▶ [Dataset content]

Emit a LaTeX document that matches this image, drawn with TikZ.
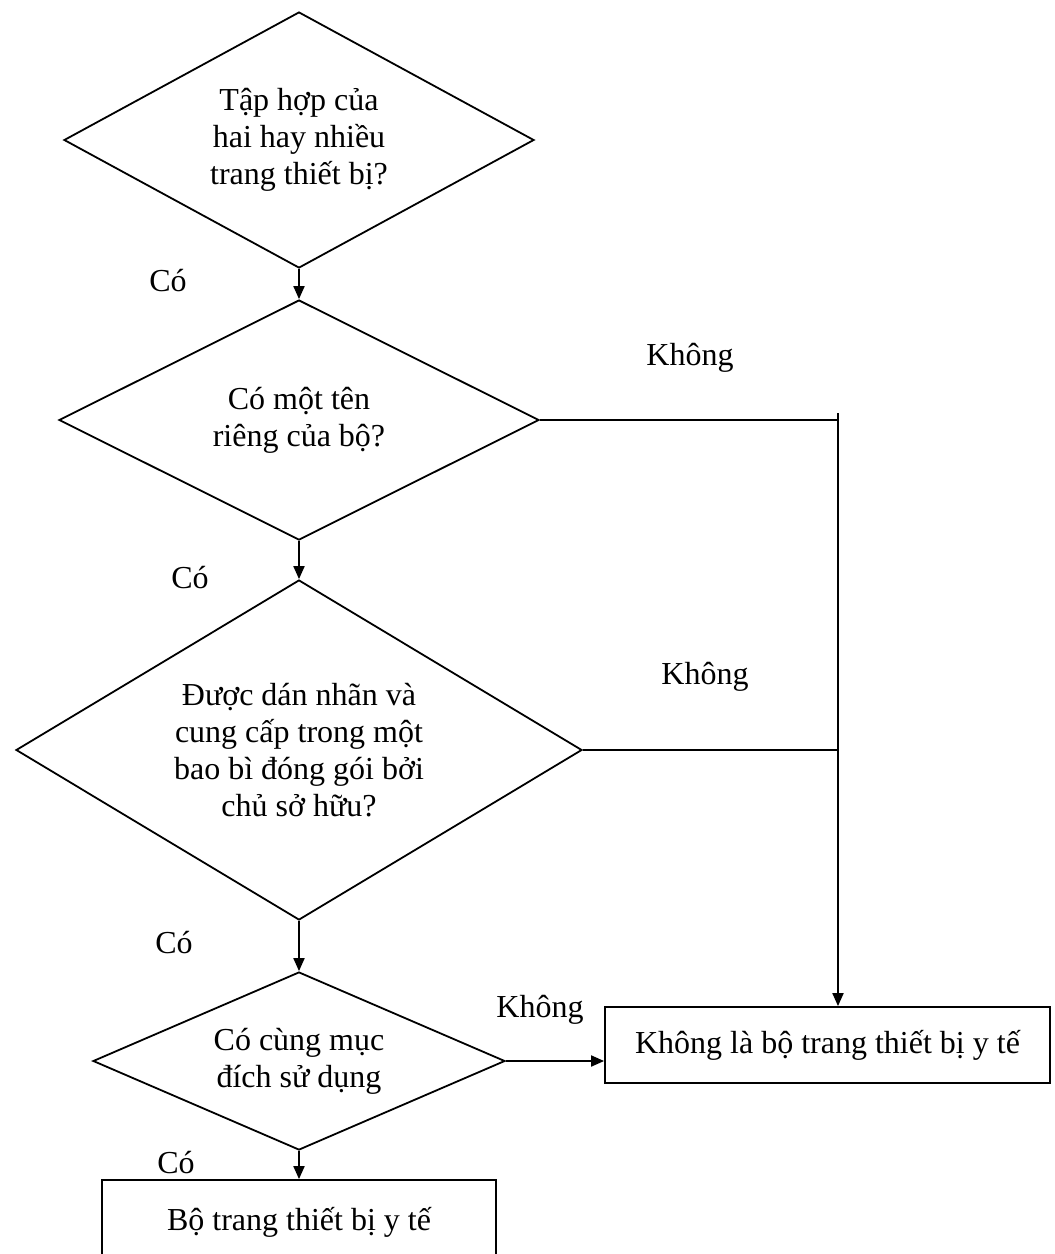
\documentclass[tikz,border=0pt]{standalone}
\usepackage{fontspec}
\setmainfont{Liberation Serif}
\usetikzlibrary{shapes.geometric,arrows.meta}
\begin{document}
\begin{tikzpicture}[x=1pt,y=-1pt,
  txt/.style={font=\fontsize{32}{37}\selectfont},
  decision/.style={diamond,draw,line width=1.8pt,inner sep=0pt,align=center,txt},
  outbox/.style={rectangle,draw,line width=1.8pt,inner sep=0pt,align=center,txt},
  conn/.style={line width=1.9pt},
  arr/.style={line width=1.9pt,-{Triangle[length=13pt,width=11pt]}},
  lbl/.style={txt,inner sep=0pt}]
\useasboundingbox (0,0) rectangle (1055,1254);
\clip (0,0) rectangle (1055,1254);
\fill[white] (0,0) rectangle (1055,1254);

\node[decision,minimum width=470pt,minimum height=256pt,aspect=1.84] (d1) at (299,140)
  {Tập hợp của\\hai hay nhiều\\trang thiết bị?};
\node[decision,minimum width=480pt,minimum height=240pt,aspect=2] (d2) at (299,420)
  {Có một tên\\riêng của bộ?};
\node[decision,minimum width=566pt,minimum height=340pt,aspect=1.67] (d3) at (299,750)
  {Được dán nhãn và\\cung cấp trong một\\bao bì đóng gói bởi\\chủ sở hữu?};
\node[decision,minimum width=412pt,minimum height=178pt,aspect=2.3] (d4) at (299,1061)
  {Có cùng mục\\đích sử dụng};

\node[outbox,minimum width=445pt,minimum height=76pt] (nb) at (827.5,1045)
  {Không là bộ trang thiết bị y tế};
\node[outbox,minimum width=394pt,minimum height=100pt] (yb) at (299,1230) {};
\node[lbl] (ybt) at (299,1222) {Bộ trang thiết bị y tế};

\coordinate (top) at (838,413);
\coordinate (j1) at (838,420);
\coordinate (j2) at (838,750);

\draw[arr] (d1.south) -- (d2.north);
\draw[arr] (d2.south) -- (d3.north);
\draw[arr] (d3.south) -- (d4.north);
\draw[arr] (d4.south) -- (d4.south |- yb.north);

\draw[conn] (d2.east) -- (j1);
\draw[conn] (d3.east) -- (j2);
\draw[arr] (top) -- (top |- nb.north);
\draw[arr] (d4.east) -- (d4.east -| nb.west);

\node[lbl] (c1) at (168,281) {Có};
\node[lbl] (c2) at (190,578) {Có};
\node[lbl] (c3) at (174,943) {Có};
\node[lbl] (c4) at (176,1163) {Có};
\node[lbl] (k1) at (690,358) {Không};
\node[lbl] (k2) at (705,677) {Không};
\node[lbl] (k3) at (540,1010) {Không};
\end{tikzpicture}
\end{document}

▶ [Brief] Make an exact copy of all the material, but keep the pictures out of it.

▶ [Output below]
Emit a LaTeX document that matches this image, drawn with TikZ.
\documentclass[tikz,border=0pt]{standalone}
\usepackage{fontspec}
\setmainfont{Liberation Serif}
\usetikzlibrary{shapes.geometric,arrows.meta}
\begin{document}
\begin{tikzpicture}[x=1pt,y=-1pt,
  txt/.style={font=\fontsize{32}{37}\selectfont},
  decision/.style={diamond,draw,line width=1.8pt,inner sep=0pt,align=center,txt},
  outbox/.style={rectangle,draw,line width=1.8pt,inner sep=0pt,align=center,txt},
  conn/.style={line width=1.9pt},
  arr/.style={line width=1.9pt,-{Triangle[length=13pt,width=11pt]}},
  lbl/.style={txt,inner sep=0pt}]
\useasboundingbox (0,0) rectangle (1055,1254);
\clip (0,0) rectangle (1055,1254);
\fill[white] (0,0) rectangle (1055,1254);

\node[decision,minimum width=470pt,minimum height=256pt,aspect=1.84] (d1) at (299,140)
  {Tập hợp của\\hai hay nhiều\\trang thiết bị?};
\node[decision,minimum width=480pt,minimum height=240pt,aspect=2] (d2) at (299,420)
  {Có một tên\\riêng của bộ?};
\node[decision,minimum width=566pt,minimum height=340pt,aspect=1.67] (d3) at (299,750)
  {Được dán nhãn và\\cung cấp trong một\\bao bì đóng gói bởi\\chủ sở hữu?};
\node[decision,minimum width=412pt,minimum height=178pt,aspect=2.3] (d4) at (299,1061)
  {Có cùng mục\\đích sử dụng};

\node[outbox,minimum width=445pt,minimum height=76pt] (nb) at (827.5,1045)
  {Không là bộ trang thiết bị y tế};
\node[outbox,minimum width=394pt,minimum height=100pt] (yb) at (299,1230) {};
\node[lbl] (ybt) at (299,1222) {Bộ trang thiết bị y tế};

\coordinate (top) at (838,413);
\coordinate (j1) at (838,420);
\coordinate (j2) at (838,750);

\draw[arr] (d1.south) -- (d2.north);
\draw[arr] (d2.south) -- (d3.north);
\draw[arr] (d3.south) -- (d4.north);
\draw[arr] (d4.south) -- (d4.south |- yb.north);

\draw[conn] (d2.east) -- (j1);
\draw[conn] (d3.east) -- (j2);
\draw[arr] (top) -- (top |- nb.north);
\draw[arr] (d4.east) -- (d4.east -| nb.west);

\node[lbl] (c1) at (168,281) {Có};
\node[lbl] (c2) at (190,578) {Có};
\node[lbl] (c3) at (174,943) {Có};
\node[lbl] (c4) at (176,1163) {Có};
\node[lbl] (k1) at (690,358) {Không};
\node[lbl] (k2) at (705,677) {Không};
\node[lbl] (k3) at (540,1010) {Không};
\end{tikzpicture}
\end{document}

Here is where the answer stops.